New Zealand software developer Optima has been sold to a United States technology firm for an undisclosed sum.
The Auckland-based company provides systems that can inform emergency service providers, such as ambulance operators, where they need to place vehicles and how many paramedics they need to service different parts of a city.
Chief executive Chris Mackay said the acquisition by Florida's Intermedix was completed last weekend.
Optima initially approached the US firm, which provides software used by healthcare professionals, for investment and those talks eventually resulted in a full buy-out, he said. "It very quickly became a full acquisition discussion."
Optima's software analyses variables, such as traffic, weather and road quality to work out where vehicles need to be to meet emergency response times in different suburbs or communities.

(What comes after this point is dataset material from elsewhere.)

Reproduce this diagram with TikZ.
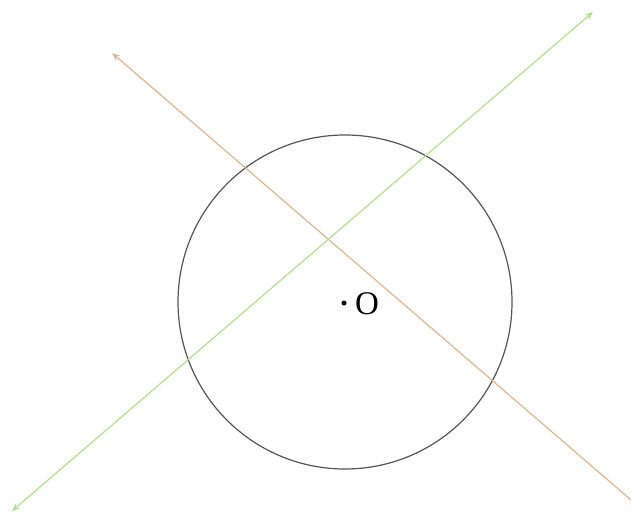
\documentclass[tikz,border=0pt]{standalone}
\usepackage{fontspec}
\setmainfont{Liberation Serif}
\usetikzlibrary{arrows.meta}
\definecolor{tanline}{RGB}{220,182,145}
\definecolor{greenline}{RGB}{182,222,145}
\definecolor{circgray}{RGB}{85,85,85}
\tikzset{
  lineA/.style={draw=tanline, line width=1.2pt, -{Stealth[length=8pt,width=6.5pt]}},
  lineB/.style={draw=greenline, line width=1.2pt, {Stealth[length=8pt,width=6.5pt]}-{Stealth[length=8pt,width=6.5pt]}},
}
\begin{document}
\begin{tikzpicture}[x=1pt,y=-1pt]
\useasboundingbox (0,0) rectangle (631,516);
\coordinate (a1) at (112,53);
\coordinate (a2) at (645,512);
\coordinate (b1) at (12,511);
\coordinate (b2) at (593,12);
\coordinate (O) at (345,302);
\draw[circgray, line width=1.2pt] (O) circle[radius=167];
\draw[lineA] (a2) -- (a1);
\draw[lineB] (b1) -- (b2);
\fill (344,303) circle[radius=2.5];
\node[anchor=west, font=\fontsize{33}{36}\selectfont, inner sep=0pt] (lbl) at (355,304) {O};
\end{tikzpicture}
\end{document}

Mackay said the acquisition would give the New Zealand firm access to "a wider market than what we have today", especially in the US.
"Intermedix, the acquirer, has the relationships with all the customers we are targeting right now," he said. "It gives us easy entry to the EMS market - EMS meaning ambulance, fire and potentially police."
Optima employs 25 staff at its Auckland headquarters. Another five are employed in the firm's offices in the US and Europe.
Mackay said there wasn't any risk of Intermedix closing down Optima's operations in this country.
In fact, the US company wanted to invest in up to five additional New Zealand-based staff members, he said.
Before the acquisition, Optima's shareholders included Mackay and the company's four founders - David Ryan, Paul Day, Jeff Meyer and Andrew Mason - as well as Sir Stephen Tindall's K1W1 fund and the Ice Angels investment group.
Optima was founded in 1998 by students and staff at the University of Auckland's engineering faculty.